Välkommen till en föreläsning med Carl Steinitz, Professor of Landscape Architecture Graduate School of Design, Harvard University och Centre for Advanced Spatial Analysis, University College London.

Föreläsningen hålls på engelska.

Kvällen börjar med mingel och snacks kl 17.00.

PLATS: Form/Design Center
ARRANGÖR: Urban Futures
KOSTNAD: Gratis
ANMÄLAN: Ingen

 

One of the major challenges in planning for sustainable urban futures is to work across government agencies and to break down traditional barriers in favour of truly collaborative planning. The state-of-play in many countries and cities is that a series of long and short term plans are created by different government agencies and stakeholder groups. For example, a metropolitan or city government will likely have separate land-use, transport and infrastructure plans which exist as independent plans which might cross reference each other but which are implemented by their respective agencies. This siloed approach to planning means there are problems in the design, coordination and sequencing of critical projects.
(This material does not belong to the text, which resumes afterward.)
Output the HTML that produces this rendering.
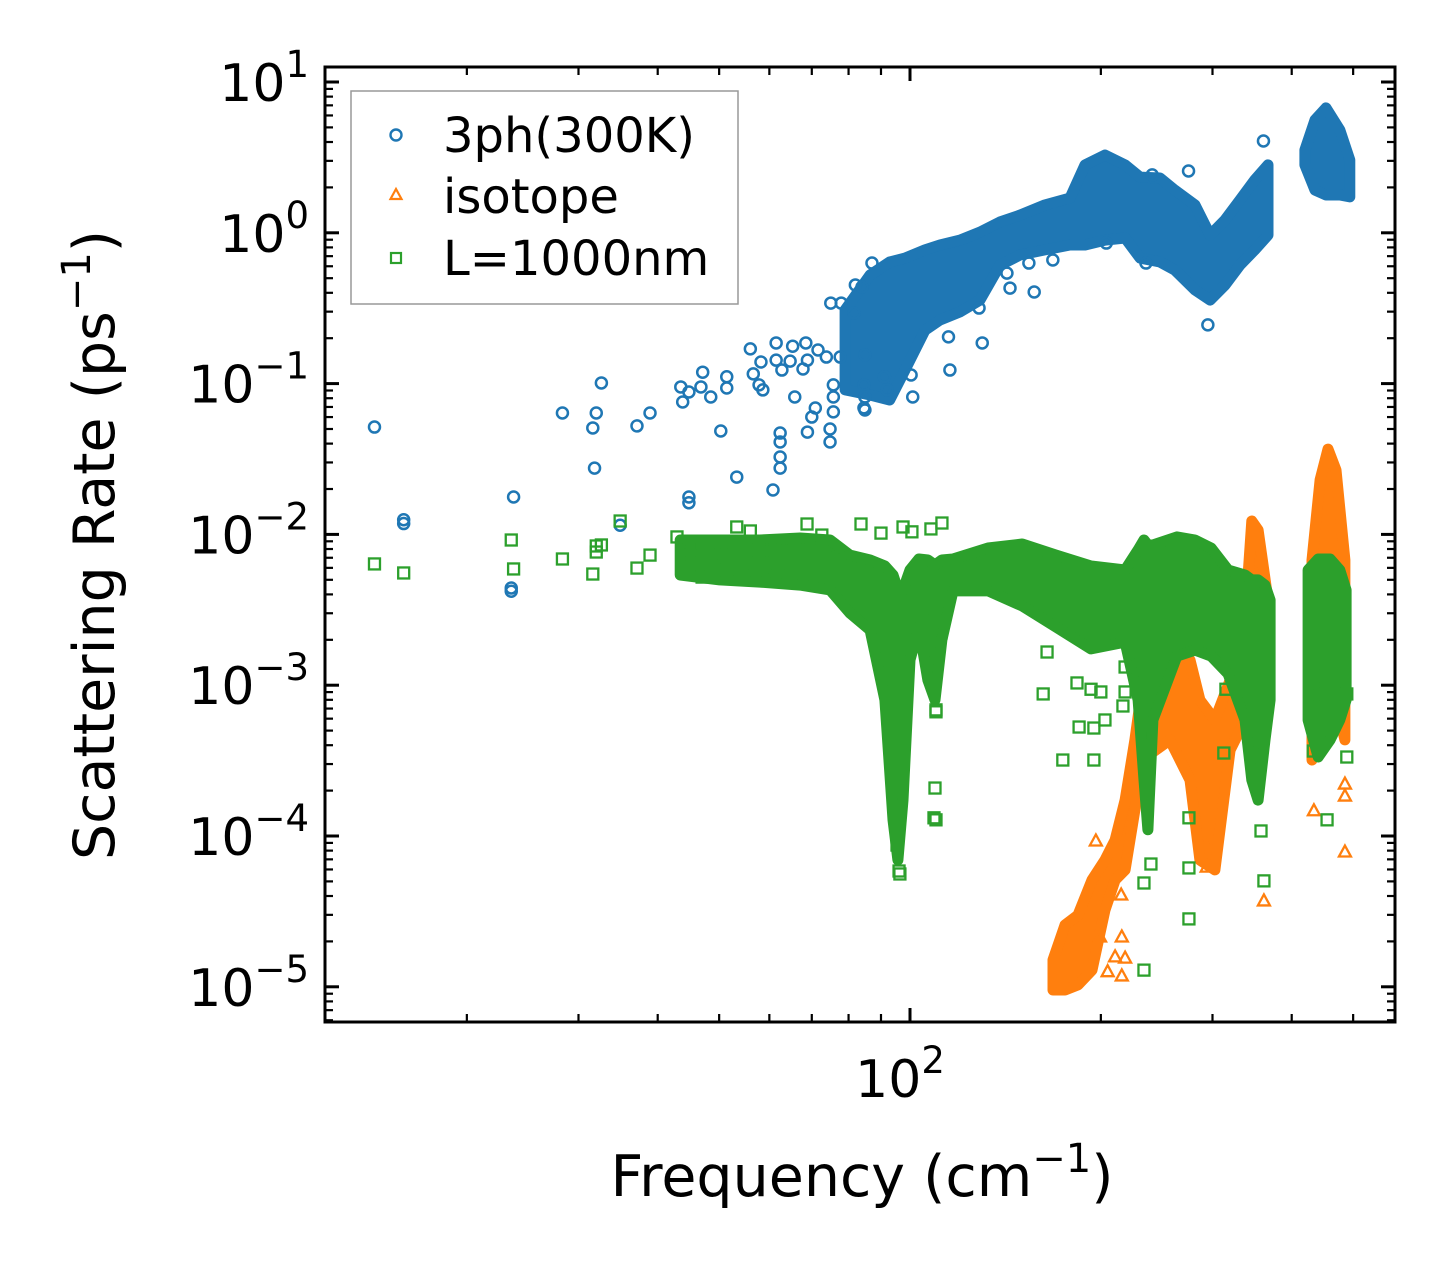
<!DOCTYPE html>
<html><head><meta charset="utf-8">
<style>
html,body{margin:0;padding:0;background:#fff;}
svg{display:block;font-family:"DejaVu Sans","Liberation Sans",sans-serif;}
</style></head>
<body>
<svg id="chart" width="1455" height="1272" viewBox="0 0 1455 1272" xmlns="http://www.w3.org/2000/svg">
<defs><clipPath id="plotclip"><rect x="325" y="67" width="1070" height="955"/></clipPath></defs>
<rect x="0" y="0" width="1455" height="1272" fill="#fff"/>
<g id="marks" clip-path="url(#plotclip)"></g>
<g id="axes"></g>
<rect x="325" y="67" width="1070" height="955" fill="none" stroke="#000" stroke-width="3"/>
<g>
<rect x="351" y="91" width="387" height="213" fill="#fff" fill-opacity="0.8" stroke="#999" stroke-width="1.5"/>
<g>
<circle cx="396" cy="135" r="5.5" fill="none" stroke="#1f77b4" stroke-width="2.4"/>
<text x="443" y="152" font-size="48">3ph(300K)</text></g>
<g>
<polygon points="396,189 401.5,199 390.5,199" fill="none" stroke="#ff7f0e" stroke-width="2.2"/>
<text x="443" y="213" font-size="48">isotope</text></g>
<g>
<rect x="391" y="253" width="10" height="10" fill="none" stroke="#2ca02c" stroke-width="2.2"/>
<text x="443" y="275" font-size="48">L=1000nm</text></g>
</g>
<text x="862" y="1196" font-size="57" text-anchor="middle">Frequency (cm<tspan dy="-24" font-size="40">−1</tspan><tspan dy="24">)</tspan></text>
<text transform="translate(114,545) rotate(-90)" font-size="57" text-anchor="middle">Scattering Rate (ps<tspan dy="-24" font-size="40">−1</tspan><tspan dy="24">)</tspan></text>
</svg>
<script>
const blueFreq=[14.3,15.9,15.9,23.7,23.5,23.5,28.3,32.0,31.6,32.6,31.8,37.1,38.9,34.9,43.5,43.8,44.8,46.8,47.1,48.5,51.4,51.4,50.3,53.3,44.8,44.8,56.0,56.6,57.8,58.6,58.2,61.5,61.5,62.8,64.7,65.3,65.8,62.4,62.4,62.4,62.4,60.8,67.8,68.9,70.0,70.9,68.5,68.9,71.6,73.8,75.7,75.7,75.7,74.8,74.8,75.0,77.6,77.9,81.6,82.0,84.0,87.1,84.9,84.6,84.9,84.9,92.0,91.1,100.4,101,115,115.6,84.6,130,128.5,143.8,142.2,157,154,168,204,235.6,295,361,275,241];
const blueRate=[0.0515,0.0125,0.0118,0.0177,0.00441,0.0042,0.0638,0.0638,0.0508,0.101,0.0275,0.0524,0.0638,0.0115,0.095,0.0755,0.088,0.095,0.119,0.0815,0.111,0.0935,0.0485,0.024,0.0177,0.0162,0.170,0.116,0.098,0.0908,0.139,0.186,0.143,0.123,0.141,0.177,0.0815,0.047,0.041,0.0326,0.0275,0.0197,0.125,0.0477,0.060,0.0689,0.186,0.143,0.167,0.150,0.098,0.0815,0.0649,0.050,0.041,0.342,0.150,0.342,0.294,0.451,0.437,0.63,0.155,0.098,0.0815,0.0668,0.0908,0.111,0.114,0.0815,0.204,0.123,0.069,0.186,0.317,0.43,0.54,0.405,0.63,0.66,0.855,0.63,0.245,4.06,2.57,2.42];
const blueBandFreq=[79.0,86.5,92.9,98.2,105.6,111.5,119.9,128.9,138.6,149.1,163.3,178.8,188.8,203,218.4,230.6,247.9,261.6,281.5,297.4,314,331.4,349.7,367,null,419.7,435.3,453,476.4,494];
const blueBandHigh=[0.308,0.525,0.64,0.68,0.77,0.83,0.895,1.01,1.18,1.31,1.53,1.70,2.82,3.28,2.82,2.34,2.31,1.92,1.53,0.966,1.22,1.65,2.24,2.82,null,3.54,5.60,6.73,4.81,3.04];
const blueBandLow=[0.0908,0.084,0.0778,0.123,0.226,0.264,0.299,0.358,0.61,0.712,0.77,0.83,0.83,0.895,0.924,0.68,0.64,0.566,0.418,0.358,0.451,0.61,0.77,0.966,null,2.82,1.92,1.78,1.78,1.73];

const greenFreq=[14.3,15.9,23.5,23.7,28.3,31.6,32.0,32.0,32.6,34.9,37.1,38.9,42.9,43.8,44.8,44.8,47.0,47.1,48.5,50.3,51.4,51.4,53.3,56.0,56.9,57.8,61.2,61.2,62.6,61.9,65.2,68.8,69.2,72.6,68.1,77.0,83.7,90.0,97.5,100.7,107.9,112.3,109.5,111.9,109.9,109.5,109.1,96.1,95.4,162.2,183.4,193,200,218.4,216.7,184.8,195,203,174.2,195,239.9,233.9,233.9,275.4,275.4,275.4,312.6,315,357.8,361.6,432.6,454.8,488.6,432.6,432.6,488.6,109.9,109.9,96.4,164.5,218.4];
const greenRate=[0.00637,0.00555,0.00918,0.0059,0.00687,0.00546,0.00838,0.00764,0.00851,0.01227,0.00598,0.00729,0.00962,0.00608,0.00891,0.00789,0.00521,0.00877,0.00637,0.00729,0.00891,0.00581,0.0112,0.01054,0.0053,0.00789,0.00789,0.00499,0.00904,0.00646,0.00598,0.01172,0.00863,0.0099,0.00476,0.00698,0.01172,0.0102,0.0112,0.0104,0.01087,0.0119,0.00267,0.00222,0.000686,0.000208,0.000132,0.0000586,0.0000871,0.000875,0.001035,0.00094,0.000902,0.000902,0.000728,0.000528,0.00052,0.000588,0.000319,0.000319,0.0000652,0.0000488,0.0000129,0.000132,0.0000614,0.0000282,0.000355,0.00094,0.000108,0.0000504,0.000366,0.000128,0.000334,0.00115,0.000875,0.000875,0.000666,0.000128,0.000056,0.00166,0.00132];
const greenBandFreq=[43.4,50.1,58.0,67.1,74.8,80.4,86.5,91.3,94.0,95.7,97.5,100,103.3,106.7,109.5,112.3,116.9,132.8,150.3,170,193,218.4,229,233.9,237.3,241.6,263.6,281.5,298.5,317.5,337.6,346,354,363,369.8,null,424.6,440.4,459.8,476.4,487.3];
const greenBandHigh=[0.00918,0.00918,0.00918,0.00946,0.00918,0.00729,0.00676,0.00617,0.00538,0.00428,0.00428,0.00581,0.00687,0.00676,0.00627,0.00676,0.00687,0.00813,0.00863,0.00729,0.00617,0.00581,0.00789,0.00918,0.00851,0.00851,0.00962,0.00918,0.00813,0.00581,0.00538,0.00499,0.00499,0.00461,0.00367,null,0.00581,0.00687,0.00687,0.00581,0.00428];
const greenBandLow=[0.00538,0.00499,0.00483,0.00461,0.00428,0.00301,0.00232,0.000798,0.000128,0.0000693,0.000173,0.00147,0.00243,0.00108,0.000798,0.002,0.00422,0.00422,0.00335,0.00243,0.00174,0.00193,0.000798,0.000235,0.00011,0.000588,0.00156,0.00171,0.00156,0.00119,0.000588,0.000235,0.000173,0.000434,0.000798,null,0.000588,0.000334,0.000434,0.000588,0.000798];

const orangeFreq=[485.3,485.3,485.3,433.6,361.6,293.8,293.8,215.8,218.4,215.8,199.4,210.6,205,215.3,196.4];
const orangeRate=[0.0000783,0.000221,0.000184,0.000147,0.0000371,0.0000622,0.0000845,0.0000214,0.0000155,0.0000118,0.0000214,0.0000158,0.0000126,0.0000406,0.0000927];
const orangeBandFreq=[168.1,175.6,184.1,193.7,203,210.6,218.4,226.3,232.1,257,276.5,286.6,302.6,319.8,337.6,346,354,367,null,430.6,443.4,456.4,469.8,485.3];
const orangeBandHigh=[0.00001507,0.0000257,0.0000299,0.0000511,0.0000693,0.000094,0.000173,0.000434,0.000929,0.00171,0.00147,0.000798,0.000588,0.00108,0.0027,0.01227,0.0107,0.00367,null,0.00676,0.023,0.0368,0.0267,0.00676];
const orangeBandLow=[0.00000953,0.00000953,0.0000103,0.0000129,0.0000323,0.0000511,0.0000596,0.000149,0.000319,0.000434,0.000235,0.0000693,0.0000596,0.000372,0.000588,0.000798,0.000929,0.000798,null,0.000319,0.000798,0.00108,0.000798,0.000434];

const yMajorExp=[1,0,-1,-2,-3,-4,-5];
const xMajorVals=[100];

const NS='http://www.w3.org/2000/svg';
function X(f){return 910+(Math.log10(f)-2)*634;}
function Y(r){return 82+(1-Math.log10(r))*150.8;}
const marks=document.getElementById('marks');
const axes=document.getElementById('axes');
function mk(tag,attrs,parent){const e=document.createElementNS(NS,tag);for(const k in attrs)e.setAttribute(k,attrs[k]);parent.appendChild(e);return e;}

function drawBand(fr,hi,lo,color,name){
  let segs=[],cur=[];
  for(let i=0;i<fr.length;i++){if(fr[i]===null){if(cur.length)segs.push(cur);cur=[];}else cur.push(i);}
  if(cur.length)segs.push(cur);
  segs.forEach(seg=>{
    const pts=[];
    seg.forEach(i=>pts.push(X(fr[i]).toFixed(1)+','+Y(hi[i]).toFixed(1)));
    seg.slice().reverse().forEach(i=>pts.push(X(fr[i]).toFixed(1)+','+Y(lo[i]).toFixed(1)));
    const p=mk('polygon',{points:pts.join(' '),fill:color,stroke:color,'stroke-width':11,'stroke-linejoin':'round'},marks);
    
    
  });
}
function drawCircles(fr,rt,color){
  for(let i=0;i<fr.length;i++){
    const c=mk('circle',{cx:X(fr[i]),cy:Y(rt[i]),r:5.5,fill:'none',stroke:color,'stroke-width':2.5},marks);
    
    
  }
}
function drawSquares(fr,rt,color){
  for(let i=0;i<fr.length;i++){
    const s=mk('rect',{x:X(fr[i])-5.5,y:Y(rt[i])-5.5,width:11,height:11,fill:'none',stroke:color,'stroke-width':2.3},marks);
    
    
  }
}
function drawTriangles(fr,rt,color){
  for(let i=0;i<fr.length;i++){
    const x=X(fr[i]),y=Y(rt[i]);
    const t=mk('polygon',{points:`${x},${y-6.5} ${x+6},${y+4.5} ${x-6},${y+4.5}`,fill:'none',stroke:color,'stroke-width':2.3},marks);
    
    
  }
}
drawBand(blueBandFreq,blueBandHigh,blueBandLow,'#1f77b4','3ph-cluster');
drawCircles(blueFreq,blueRate,'#1f77b4');
drawBand(orangeBandFreq,orangeBandHigh,orangeBandLow,'#ff7f0e','isotope-cluster');
drawTriangles(orangeFreq,orangeRate,'#ff7f0e');
drawBand(greenBandFreq,greenBandHigh,greenBandLow,'#2ca02c','boundary-cluster');
drawSquares(greenFreq,greenRate,'#2ca02c');

// y ticks
const yMin=-5.23,yMax=1.1;
for(let e=-6;e<=1;e++){
  for(let m=1;m<=9;m++){
    const v=m*Math.pow(10,e);const lv=Math.log10(v);
    if(lv<yMin||lv>yMax)continue;
    const y=Y(v);const len=m===1?14:8;
    const t1=mk('line',{x1:325,x2:325+len,y1:y,y2:y,stroke:'#000','stroke-width':m===1?3:2.2},axes);
    
    
    const t2=mk('line',{x1:1395,x2:1395-len,y1:y,y2:y,stroke:'#000','stroke-width':m===1?3:2.2},axes);
    
    
  }
}
yMajorExp.forEach(e=>{
  const tx=mk('text',{x:309,y:Y(Math.pow(10,e))+19,'font-size':52,'text-anchor':'end'},axes);
  tx.textContent='10';
  const sp=mk('tspan',{dy:-24,'font-size':37},tx);
  sp.textContent=e<0?'−'+(-e):String(e);
  
  
});
// x ticks
const xMinor=[20,30,40,50,60,70,80,90,100,200,300,400,500];
xMinor.forEach(v=>{
  const x=X(v);const maj=v===100;const len=maj?14:8;
  const b=mk('line',{x1:x,x2:x,y1:1022,y2:1022-len,stroke:'#000','stroke-width':maj?3:2.2},axes);
  
  
  const t=mk('line',{x1:x,x2:x,y1:67,y2:67+len,stroke:'#000','stroke-width':maj?3:2.2},axes);
  
  
});
xMajorVals.forEach(v=>{
  const tx=mk('text',{x:X(v)-10,y:1097,'font-size':52,'text-anchor':'middle'},axes);
  tx.textContent='10';
  const sp=mk('tspan',{dy:-24,'font-size':37},tx);
  sp.textContent=String(Math.round(Math.log10(v)));
  
  
});
</script>
</body></html>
Negotiation is the most important method for arriving at political consensus regarding future change. It is applicable across size and scale. A successful collaborative geodesign process is dependent on an easily understood graphic language of proposed policies and projects. This lecture describes several aspects of a digital, diagram-based geodesign workflow. It will focus on comparison of alternatives and negotiation, organized in a digitally supported geodesign negotiation method aimed at achieving an agreed design. To exemplify this process, a case study of the future of the Eastern Suburbs of Sydney will be used.

Carl Steinitz is Professor of Landscape Architecture and Planning, Emeritus, at Harvard GSD, and Honorary Professor at the Centre for Advanced Spatial Analysis, University College London. Steinitz has devoted much of his career to improving methods for designing conservation and development in highly valued landscapes under substantial pressures for change. Steinitz began his affiliation with the Harvard Laboratory for Computer Graphics and Spatial Analysis in 1965. In 1984, the Council of Educators in Landscape Architecture presented him with the Outstanding Educator Award and, in 1996 he received the “Outstanding Practitioner Award” from the International Society of Landscape Ecology. He has been honoured as one of Harvard University’s outstanding teachers and he is the 2015 recipient of the Jot Carpenter Teaching Medal of the American Society of Landscape Architects. Steinitz is principal author of “Alternative Futures for Changing Landscapes” and author of “A Framework for Geodesign”. He has lectured and given workshops at more than 150 universities, and has several honorary degrees.